Welcome to the backwater that is US consumer banking. This is the country that spawned the technological heroes of modern commerce – the Apples, Googles, Facebooks and PayPals that play such a role in our daily lives. And yet many of the people and businesses that use US banking services find themselves with systems and access that would be rejected by their counterparts in most so-called developing world countries.

How can it be that while other countries’ consumer banking industries embrace digital innovation – building mobile payments technology, supporting mandated faster payments, implementing chip and pin (EMV) technology, and adding greater transparency around fees – the world’s richest economy has failed to follow suit? According to a study by AT Kearney, the US ranks behind the UK, Denmark, Sweden, Singapore, Norway and Australia in terms of having a regulatory environment that can support digital banking.

Even the country’s authorities realise that there’s a problem. 

“There is so much innovation happening in payments systems outside of this country. The US banking system is not on the leading edge,” says Sean Rodriguez. He heads the Federal Reserve’s Faster Payments Task Force that was set up this year to examine how the country can join the rest of the world in moving to faster payments.

The US is not among the 18 countries that have now implemented same-day payments. In 2012, NACHA (the National Automated Clearing House Association) on behalf of its 11,000 US financial institutions, voted against a move to same-day payments. In the US payments still take two to five days to move between banks, with many same-day payments requiring a wire transfer that comes with a minimum $30 fee.

Payments are just one part of a larger picture of a US consumer banking industry where banks have delayed innovation in fear of losing out on fees. Rodriguez calls it “inertia”. Some might call it protectionism. 

sean Rodriguez-160x186

 These are smart people. They don’t want to be disintermediated and that is their motivation

Sean Rodriguez,
Federal Reserve

The big US banks – all of which Euromoney asked to interview for this article – declined to comment. 

But the likes of Uri Levine, co-founder of FeeX, have plenty to say. “Financial services are more expensive in the US than in Western Europe. We have to ask why is that?” says Levine. “The realization will dawn soon that the industry is just so strong that it allows the banks to make huge profits at the expense of the US consumer.” 

FeeX is attempting to reduce the $600 billion in annual fees the global financial industry charges. One of FeeX’s backers is none other than Vikram Pandit, former chief executive of Citigroup (one of the banks that declined to answer our questions). 

Fortunately for the US consumer, innovation means that alternatives to the traditional US banks have appeared. Peer-to-peer lenders offer loans at 7% rather than at credit card APRs of 15%. New online banks have zero ATM fees. Online savings banks offer 100 times the interest of a large retail bank. Payment transfer firms like Venmo allow consumers to bypass banks and make peer-to-peer payments for free. 

At last, such start-ups are hitting the bottom line of the Luddite incumbents. In 2014, for the first time in five years, the US banking industry posted a yearly decline in profits. 
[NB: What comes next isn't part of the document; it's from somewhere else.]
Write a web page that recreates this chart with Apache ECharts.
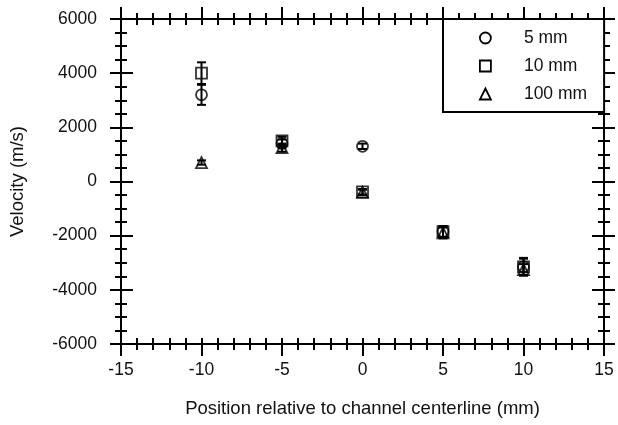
<!DOCTYPE html>
<html>
<head>
<meta charset="utf-8">
<script src="https://cdn.jsdelivr.net/npm/echarts@6/dist/echarts.min.js"></script>
<style>
  html, body { margin: 0; padding: 0; background: #fff; }
  #chart { width: 618px; height: 425px; }
</style>
</head>
<body>
<div id="chart"></div>
<script>
// Velocity profiles across the channel, three channel widths
const positions = [-10, -5, 0, 5, 10];

const seriesNames = ['5 mm', '10 mm', '100 mm'];
const seriesSymbols = ['circle', 'rect', 'triangle'];

const vel5mm   = [3200, 1400, 1300, -1850, -3150];
const err5mm   = [370, 150, 100, 200, 300];
const vel10mm  = [4000, 1500, -380, -1850, -3150];
const err10mm  = [400, 150, 100, 200, 330];
const vel100mm = [700, 1250, -400, -1900, -3250];
const err100mm = [80, 150, 100, 200, 200];

const xTicks = { min: -15, max: 15, interval: 5 };
const yTicks = { min: -6000, max: 6000, interval: 2000 };

const FONT = 'Liberation Sans';
const FONT_SIZE = 17.5;
const NAME_SIZE = 18.5;
const BLACK = '#000';

const values = [vel5mm, vel10mm, vel100mm];
const errors = [err5mm, err10mm, err100mm];

const plainNumber = v => String(v);

// Four stacked copies of each axis so ticks cross the frame lines
function xAxisDef(position, inside, withLabels) {
  return {
    type: 'value', position: position,
    min: xTicks.min, max: xTicks.max, interval: xTicks.interval,
    axisLine: { show: true, onZero: false, lineStyle: { color: BLACK, width: 2 } },
    axisTick: { show: true, inside: inside, length: inside ? 6 : 12, lineStyle: { color: BLACK, width: 2 } },
    minorTick: { show: true, splitNumber: 5, length: 6, lineStyle: { color: BLACK, width: 2 } },
    axisLabel: withLabels ? { show: true, margin: 17, color: '#111', fontFamily: FONT, fontSize: FONT_SIZE, formatter: plainNumber } : { show: false },
    splitLine: { show: false },
    name: withLabels ? 'Position relative to channel centerline (mm)' : '',
    nameLocation: 'middle', nameGap: 55,
    nameTextStyle: { color: '#111', fontFamily: FONT, fontSize: NAME_SIZE }
  };
}
function yAxisDef(position, inside, withLabels) {
  return {
    type: 'value', position: position,
    min: yTicks.min, max: yTicks.max, interval: yTicks.interval,
    axisLine: { show: true, onZero: false, lineStyle: { color: BLACK, width: 2 } },
    axisTick: { show: true, inside: inside, length: inside ? 12 : 11, lineStyle: { color: BLACK, width: 2 } },
    minorTick: { show: true, splitNumber: 4, length: 6, lineStyle: { color: BLACK, width: 2 } },
    axisLabel: withLabels ? { show: true, margin: 24, color: '#111', fontFamily: FONT, fontSize: FONT_SIZE, formatter: plainNumber } : { show: false },
    splitLine: { show: false },
    name: withLabels ? 'Velocity (m/s)' : '',
    nameLocation: 'middle', nameGap: 94, nameRotate: 90,
    nameTextStyle: { color: '#111', fontFamily: FONT, fontSize: NAME_SIZE }
  };
}

function errorBarSeries(idx) {
  const data = positions.map((x, i) => [x, values[idx][i] - errors[idx][i], values[idx][i] + errors[idx][i]]);
  return {
    type: 'custom',
    name: seriesNames[idx],
    xAxisIndex: 0, yAxisIndex: 0,
    data: data,
    z: 3,
    silent: true,
    renderItem: function (params, api) {
      const lo = api.coord([api.value(0), api.value(1)]);
      const hi = api.coord([api.value(0), api.value(2)]);
      const half = 4.5;
      const style = { stroke: BLACK, lineWidth: 2, fill: null };
      return {
        type: 'group',
        children: [
          { type: 'line', shape: { x1: hi[0], y1: hi[1], x2: lo[0], y2: lo[1] }, style: style },
          { type: 'line', shape: { x1: hi[0] - half, y1: hi[1], x2: hi[0] + half, y2: hi[1] }, style: style },
          { type: 'line', shape: { x1: lo[0] - half, y1: lo[1], x2: lo[0] + half, y2: lo[1] }, style: style }
        ]
      };
    }
  };
}

function pointSeries(idx) {
  return {
    type: 'scatter',
    name: seriesNames[idx],
    xAxisIndex: 0, yAxisIndex: 0,
    symbol: seriesSymbols[idx],
    symbolSize: 11,
    itemStyle: { color: 'rgba(255,255,255,0)', borderColor: BLACK, borderWidth: 1.8 },
    data: positions.map((x, i) => [x, values[idx][i]]),
    z: 4
  };
}

const chart = echarts.init(document.getElementById('chart'), null, { renderer: 'canvas' });
chart.setOption({
  animation: false,
  backgroundColor: '#fff',
  grid: { left: 119, right: 14, top: 19, bottom: 81, containLabel: false },
  xAxis: [
    xAxisDef('bottom', false, true),
    xAxisDef('bottom', true, false),
    xAxisDef('top', false, false),
    xAxisDef('top', true, false)
  ],
  yAxis: [
    yAxisDef('left', false, true),
    yAxisDef('left', true, false),
    yAxisDef('right', false, false),
    yAxisDef('right', true, false)
  ],
  legend: {
    data: seriesNames.map((n, i) => ({ name: n, icon: seriesSymbols[i] })),
    orient: 'vertical',
    left: 443, top: 19,
    padding: [10, 17, 9, 36],
    itemWidth: 11, itemHeight: 11,
    itemGap: 10,
    backgroundColor: '#fff',
    borderColor: BLACK, borderWidth: 2,
    borderRadius: 0,
    selectedMode: false,
    itemStyle: { color: 'rgba(255,255,255,0)', borderColor: BLACK, borderWidth: 1.8 },
    textStyle: { color: '#111', fontFamily: FONT, fontSize: FONT_SIZE, padding: [0, 0, 0, 28] },
    z: 10
  },
  series: [
    errorBarSeries(0), errorBarSeries(1), errorBarSeries(2),
    pointSeries(0), pointSeries(1), pointSeries(2)
  ]
});
</script>
</body>
</html>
“It’s going to become more and more embarrassing for the US banks and credit card companies as they fall further behind their foreign competitors and the fintech innovators,” says one banker. 
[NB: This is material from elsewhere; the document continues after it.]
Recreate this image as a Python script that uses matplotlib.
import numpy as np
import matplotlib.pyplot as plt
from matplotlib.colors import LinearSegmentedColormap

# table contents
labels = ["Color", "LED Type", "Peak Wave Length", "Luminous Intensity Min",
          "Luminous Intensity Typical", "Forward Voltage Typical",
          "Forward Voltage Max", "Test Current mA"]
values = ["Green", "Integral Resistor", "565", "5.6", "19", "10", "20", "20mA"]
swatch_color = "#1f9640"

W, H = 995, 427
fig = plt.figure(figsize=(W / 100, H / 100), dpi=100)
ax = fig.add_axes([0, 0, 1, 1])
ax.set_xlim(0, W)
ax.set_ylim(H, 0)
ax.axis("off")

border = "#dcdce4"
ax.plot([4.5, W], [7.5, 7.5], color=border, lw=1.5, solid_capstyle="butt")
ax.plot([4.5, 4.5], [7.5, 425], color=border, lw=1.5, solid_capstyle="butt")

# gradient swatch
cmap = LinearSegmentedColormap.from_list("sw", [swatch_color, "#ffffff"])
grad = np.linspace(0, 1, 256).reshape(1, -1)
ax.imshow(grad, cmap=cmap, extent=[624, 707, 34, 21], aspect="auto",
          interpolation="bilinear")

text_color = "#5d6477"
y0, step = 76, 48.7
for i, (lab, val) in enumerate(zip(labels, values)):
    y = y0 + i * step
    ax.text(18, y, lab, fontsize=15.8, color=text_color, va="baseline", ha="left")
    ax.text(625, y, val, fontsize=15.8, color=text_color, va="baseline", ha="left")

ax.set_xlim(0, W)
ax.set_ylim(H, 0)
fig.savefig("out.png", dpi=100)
Some argue that unless the US banks move fast it will be more than just an embarrassment. It could knock them out of the global financial race entirely. “If the Federal Payments Task Force does not succeed in innovating the US banking payments system, its country’s banks will be left behind and outside of the banking framework that the rest of the world has adopted,” says Josh Reich, founder and CEO of online bank Simple Bank, one of the new banks aiming to gain market share from the branch-based incumbents.

Complexities

How did it come to this?

To say the US payments landscape is backwards due solely to the attitudes of the country’s banks would be unfair. The evolution of the banking system in the US, coupled with the country’s vast size means the payments system is far more complex than that of many other countries. “We have 12,000 financial institutions of all sizes and all business models so it is hard to make a comparison to other countries,” says Rodriguez. 

Robert Flynn, head of payments in North America at Accenture, says much of the complexity stems from a glut of M&A activity in the 1990s. “US banks were so busy focusing on integration that they simply left alone the payments space and could end up having five ACH systems operating at one time. Europe was already ahead in branch banking and the customer experience, and now has been able to move a long way ahead in payments.” 

The US has also ignored the retail banking industry to some extent. “It’s a case of it’s ‘good enough’. But we might no longer be competitive with foreign firms,” says Brian Knight at Milken Institute. Those foreign firms are gaining traction in the US. Spanish bank BBVA acquired US online bank Simple Bank last year. Dutch bank ING has also been expanding in the US but in commercial banking. 

Jimit Aora, vice president at consulting and research firm Everest Group, says that regulation in the US has instead focused on fixing the capital markets rather than consumer banking. “Dodd-Frank has consumed the financial industry and innovation has revolved around capital markets. Banks have taken their eye off of what needed to change in consumer banking. This is why our consumer experience rates lower than what we see in Europe.”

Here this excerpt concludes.